[What you will do]
Each line in the material below, starting at the one with "Clone this chart in seaborn and matplotlib." and ending at the one with "import seaborn as sns", is to be reproduced exactly; no picture is to be copied.

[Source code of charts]
- - - - -

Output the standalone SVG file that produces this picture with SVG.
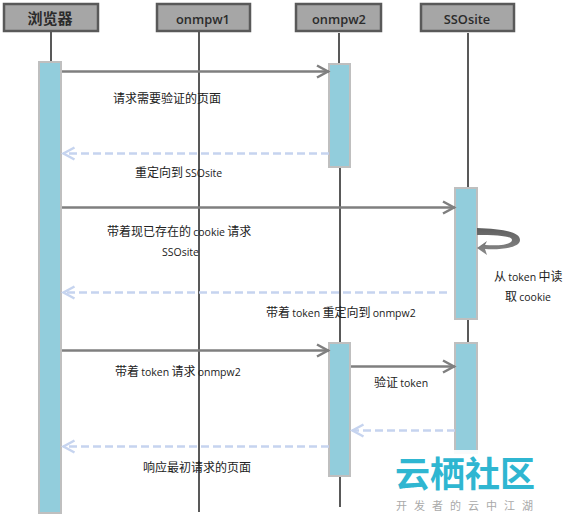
<svg xmlns="http://www.w3.org/2000/svg" width="568" height="516" viewBox="0 0 568 516">
<defs>
<style>
text{font-family:"Open Sans","Noto Sans CJK SC",sans-serif;font-size:10.500px;fill:#222;word-spacing:-0.500px}
.cjk{font-family:"Noto Sans CJK SC",sans-serif;font-size:12px}
.head{fill:#a6a6a6;stroke:#595959;stroke-width:2.5}
.ht{font-size:12.800px;font-weight:600;text-anchor:middle;fill:#2b2b2b}
.life{stroke:#595959;stroke-width:2;fill:none}
.act{fill:#92cddc;stroke:#bfbfbf;stroke-width:2}
.msg{stroke:#7f7f7f;stroke-width:2.5;fill:none}
.ret{stroke:#c6d4ef;stroke-width:2.5;fill:none;stroke-dasharray:8 4}
.ahs{stroke:#7f7f7f;stroke-width:2.5;fill:none}
.ahr{stroke:#c6d4ef;stroke-width:2.5;fill:none}
</style>
<marker id="solid" markerUnits="userSpaceOnUse" markerWidth="16" markerHeight="16" refX="13.500" refY="8" orient="auto"><path class="ahs" d="M1.500 2L12.500 8L1.500 14"/></marker>
<marker id="dash" markerUnits="userSpaceOnUse" markerWidth="16" markerHeight="16" refX="13" refY="8" orient="auto"><path class="ahr" d="M1.500 2L12.500 8L1.500 14"/></marker>
<linearGradient id="loop" x1="0" y1="0" x2="0" y2="1"><stop offset="0" stop-color="#5f5f5f"/><stop offset="1" stop-color="#8a8a8a"/></linearGradient>
</defs>
<g id="lifelines">
<path class="life" d="M51 32V62M199 32V512M339 33V63M340 167V507M468 33V187M468 319V343"/>
</g>
<g id="node-browser"><rect class="head" x="4" y="4" width="94" height="27"/><text class="ht" x="50" y="24" style="font-family:'Noto Sans CJK SC',sans-serif;font-size:15px;font-weight:700">浏览器</text></g>
<g id="node-onmpw1"><rect class="head" x="157" y="4" width="93" height="27"/><text class="ht" x="203" y="24">onmpw1</text></g>
<g id="node-onmpw2"><rect class="head" x="296" y="4" width="85" height="27"/><text class="ht" x="339" y="24">onmpw2</text></g>
<g id="node-ssosite"><rect class="head" x="421" y="4" width="93" height="27"/><text class="ht" x="467" y="24">SSOsite</text></g>
<g id="activations">
<rect class="act" x="39" y="62" width="22" height="451"/>
<rect class="act" x="329" y="64" width="21" height="103"/>
<rect class="act" x="329" y="343" width="21" height="133"/>
<rect class="act" x="455" y="188" width="22" height="131"/>
<rect class="act" x="455" y="343" width="22" height="110"/>
</g>
<g id="connectors">
<path class="msg" d="M62 71.500H329" marker-end="url(#solid)"/>
<path class="ret" d="M329 153.500H63" marker-end="url(#dash)"/>
<path class="msg" d="M62 207.500H455" marker-end="url(#solid)"/>
<path class="ret" d="M447 292.500H63" marker-end="url(#dash)"/>
<path class="msg" d="M62 350.500H329" marker-end="url(#solid)"/>
<path class="msg" d="M351 366.500H455" marker-end="url(#solid)"/>
<path class="ret" d="M455 430.500H352" marker-end="url(#dash)"/>
<path class="ret" d="M329 446.500H63" marker-end="url(#dash)"/>
<path d="M477 228C500 229 520 231 520 240C520 248 500 250 485 249L487 255L477 248L487 241L485 245C502 246 512 244 512 240C512 236 497 235 477 235Z" fill="url(#loop)"/>
</g>
<g id="labels">
<text class="cjk" x="113" y="103">请求需要验证的页面</text>
<text x="135" y="177"><tspan class="cjk">重定向到</tspan> SSOsite</text>
<text x="107" y="236"><tspan class="cjk">带着现已存在的</tspan> cookie <tspan class="cjk">请求</tspan></text>
<text x="162" y="256">SSOsite</text>
<text x="494" y="281"><tspan class="cjk">从</tspan> token <tspan class="cjk">中读</tspan></text>
<text x="505" y="301"><tspan class="cjk">取</tspan> cookie</text>
<text x="266" y="317"><tspan class="cjk">带着</tspan> token <tspan class="cjk">重定向到</tspan> onmpw2</text>
<text x="115" y="376"><tspan class="cjk">带着</tspan> token <tspan class="cjk">请求</tspan> onmpw2</text>
<text x="374" y="387"><tspan class="cjk">验证</tspan> token</text>
<text class="cjk" x="143" y="472">响应最初请求的页面</text>
</g>
<g id="watermark">
<rect x="360" y="450" width="208" height="66" fill="#fff" opacity="0.92"/>
<text x="395" y="487" style="font-family:'Noto Sans CJK SC',sans-serif;font-size:35px;font-weight:700;fill:#2fb6d1">云栖社区</text>
<text x="396" y="510" style="font-family:'Noto Sans CJK SC',sans-serif;font-size:11px;letter-spacing:7px;fill:#a9a9a9">开发者的云中江湖</text>
</g>
</svg>
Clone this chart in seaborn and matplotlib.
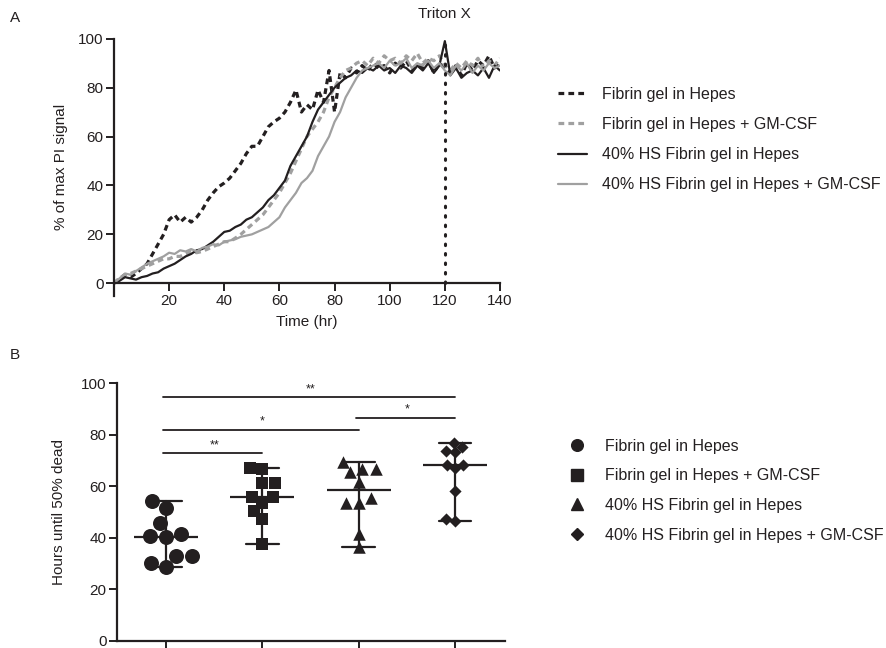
import numpy as np
import pandas as pd
import matplotlib
matplotlib.use('Agg')
import matplotlib.pyplot as plt
from matplotlib.lines import Line2D
import seaborn as sns

# Panel A - % of max PI signal, read every 2 hr from 0 to 140 hr
TIME_HR = list(range(0, 141, 2))
FIBRIN = [0, 2, 3.5, 2.5, 4, 6, 8, 12, 16, 20,
          26, 28, 25, 27, 25, 27, 30, 34, 37, 39.5,
          41, 43, 46, 49, 53, 56, 56, 60, 64, 66,
          67.5, 70, 74, 79, 70, 73, 71, 79, 74, 87,
          70, 86, 84, 88, 86, 89, 87, 90, 88, 89,
          86, 90, 88, 91, 87, 89, 88, 91, 86, 90,
          88, 86, 89, 85, 90, 87, 91, 89, 93, 88,
          91]
FIBRIN_GMCSF = [0, 2, 3.5, 4, 5, 6, 7, 8, 9, 10,
                10, 11, 11, 12, 13, 12.5, 13, 14, 15, 16,
                17, 17, 18.5, 20, 22, 24, 26, 28, 31, 34,
                37, 41, 45, 50, 55, 60, 63, 66, 70, 76,
                80, 84, 87, 88, 90, 91, 89, 92, 90, 93,
                91, 92, 90, 93, 91, 94, 90, 92, 91, 93,
                89, 87, 90, 88, 91, 89, 92, 88, 91, 89,
                92]
HS_FIBRIN = [0, 1, 2.5, 2, 1.5, 2.5, 3, 4, 4.5, 6,
             7, 8, 9.5, 11, 12, 13.5, 14, 15.5, 17, 19,
             21, 21.5, 23, 24, 26, 27, 29, 31, 34, 36,
             39, 42, 48, 52, 56, 60, 66, 71, 74, 77,
             80, 82, 84, 85, 87, 86, 88, 87, 89, 87,
             88, 86, 89, 88, 86, 89, 87, 90, 86, 89,
             99, 85, 88, 84, 86, 87, 85, 88, 84, 89,
             87]
HS_FIBRIN_GMCSF = [0, 2, 4, 3.5, 5, 6.5, 8, 9, 10, 11,
                   12.5, 12, 13.5, 13, 14, 13, 14.5, 15, 16, 15.5,
                   17, 17.5, 18, 19, 19.5, 20, 21, 22, 23, 25,
                   27, 31, 34, 37, 41, 43, 46, 52, 56, 60,
                   66, 70, 76, 80, 84, 87, 88, 89, 90, 88,
                   91, 89, 90, 92, 88, 90, 89, 91, 88, 90,
                   87, 85, 89, 87, 90, 86, 89, 87, 90, 88,
                   89]
TRITON_HR = 120

SERIES_NAMES = ['Fibrin gel in Hepes', 'Fibrin gel in Hepes + GM-CSF',
                '40% HS Fibrin gel in Hepes', '40% HS Fibrin gel in Hepes + GM-CSF']

# Panel B - hours until 50% dead, 10 gels per condition
HOURS_FIBRIN = [54.4, 51.7, 45.6, 40.7, 40.2, 41.5, 33.0, 33.0, 28.5, 30.1]
HOURS_FIBRIN_GMCSF = [67.0, 66.6, 61.4, 61.2, 55.8, 55.8, 53.6, 50.5, 47.3, 37.5]
HOURS_HS = [69.5, 66.7, 65.4, 66.7, 61.8, 53.6, 53.4, 55.3, 41.5, 36.5]
HOURS_HS_GMCSF = [76.7, 75.4, 73.8, 73.3, 68.4, 68.4, 67.0, 58.2, 46.5, 47.2]

# significance brackets: (group a, group b, bracket height, label)
SIG_BARS = [(0, 3, 94.5, '**'), (2, 3, 86.6, '*'), (0, 2, 82.0, '*'), (0, 1, 72.9, '**')]

INK = '#231f20'
GREY = '#a0a0a0'

sns.set_theme(style='ticks')
plt.rcParams['font.family'] = ['Liberation Sans', 'DejaVu Sans']
plt.rcParams['text.color'] = INK
plt.rcParams['axes.labelcolor'] = INK
plt.rcParams['xtick.color'] = INK
plt.rcParams['ytick.color'] = INK

fig = plt.figure(figsize=(8.87, 6.48), dpi=100)

# ---------------- panel A ----------------
axA = fig.add_axes([0.1285, 0.5432, 0.4352, 0.3971])

styles = [
    dict(color=INK, lw=2.3, linestyle=(0, (1.8, 1.3))),
    dict(color=GREY, lw=2.3, linestyle=(0, (1.8, 1.3))),
    dict(color=INK, lw=1.6, linestyle='-'),
    dict(color=GREY, lw=1.6, linestyle='-'),
]
series = [FIBRIN, FIBRIN_GMCSF, HS_FIBRIN, HS_FIBRIN_GMCSF]
for name, vals, st in zip(SERIES_NAMES, series, styles):
    sns.lineplot(x=TIME_HR, y=vals, ax=axA, label=name, **st)

axA.vlines(TRITON_HR, 0, 100, color=INK, lw=2.2, linestyle=(0, (0.5, 2.6)),
           capstyle='round', zorder=5)
axA.text(TRITON_HR, 1.096, 'Triton X', transform=axA.get_xaxis_transform(),
         ha='center', va='center', fontsize=11)

axA.set_xlim(0, 140)
axA.set_ylim(-5.2, 100)
axA.set_xticks([20, 40, 60, 80, 100, 120, 140])
axA.set_yticks([0, 20, 40, 60, 80, 100])
axA.spines['bottom'].set_position(('data', 0))
sns.despine(ax=axA)
for sp in ['left', 'bottom']:
    axA.spines[sp].set_linewidth(1.6)
    axA.spines[sp].set_color(INK)
axA.tick_params(length=5.5, width=1.4, labelsize=11, pad=2)
axA.set_xlabel('Time (hr)', fontsize=11, labelpad=5)
axA.set_ylabel('% of max PI signal', fontsize=11, labelpad=7)

axA.legend(loc='upper left', bbox_to_anchor=(0.629, 0.8660), bbox_transform=fig.transFigure,
           frameon=False, fontsize=11.5, handlelength=1.8, handletextpad=0.94,
           labelspacing=0.95, borderpad=0, borderaxespad=0)

# ---------------- panel B ----------------
axB = fig.add_axes([0.1319, 0.0113, 0.4374, 0.3972])

groups = SERIES_NAMES
df = pd.DataFrame({
    'group': np.repeat(groups, 10),
    'hours': HOURS_FIBRIN + HOURS_FIBRIN_GMCSF + HOURS_HS + HOURS_HS_GMCSF,
})
markers = ['o', 's', '^', 'D']
sizes = [10.8, 8.4, 9.0, 6.2]
for g, m, s in zip(groups, markers, sizes):
    sns.swarmplot(data=df[df['group'] == g], x='group', y='hours', order=groups,
                  marker=m, size=s, color=INK, linewidth=0, ax=axB)

sns.pointplot(data=df, x='group', y='hours', order=groups, estimator='median',
              errorbar=lambda v: (v.min(), v.max()), capsize=0.34, color=INK,
              linestyle='none', marker='_', markersize=46, markeredgewidth=1.6,
              err_kws={'linewidth': 1.6}, ax=axB)

for a, b, h, lab in SIG_BARS:
    axB.plot([a - 0.03, b], [h, h], color=INK, lw=1.3)
    axB.text((a + b) / 2, h + 0.8, lab, ha='center', va='bottom', fontsize=9)

axB.set_xlim(-0.51, 3.52)
axB.set_ylim(0, 100)
axB.set_yticks([0, 20, 40, 60, 80, 100])
axB.set_xticks(range(4))
axB.set_xticklabels([])
axB.set_xlabel('')
sns.despine(ax=axB)
for sp in ['left', 'bottom']:
    axB.spines[sp].set_linewidth(1.6)
    axB.spines[sp].set_color(INK)
axB.tick_params(length=5.5, width=1.4, labelsize=11, pad=2)
axB.set_ylabel('Hours until 50% dead', fontsize=11, labelpad=11)

handles = [Line2D([], [], marker=m, linestyle='none', color=INK, markersize=s)
           for m, s in zip(markers, [8.4, 8.4, 8.6, 6.0])]
axB.legend(handles, groups, loc='upper left', bbox_to_anchor=(0.6415, 0.3232),
           bbox_transform=fig.transFigure, frameon=False, fontsize=11.5,
           handlelength=1.0, handletextpad=1.25, labelspacing=0.92,
           borderpad=0, borderaxespad=0)

fig.text(15 / 887, 1 - 18 / 648, 'A', ha='center', va='center', fontsize=11)
fig.text(15 / 887, 1 - 355 / 648, 'B', ha='center', va='center', fontsize=11)

fig.savefig('out.png', dpi=100)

- - - - -

[Response below]
Clone this chart in seaborn and matplotlib.
import numpy as np
import pandas as pd
import matplotlib
matplotlib.use('Agg')
import matplotlib.pyplot as plt
from matplotlib.lines import Line2D
import seaborn as sns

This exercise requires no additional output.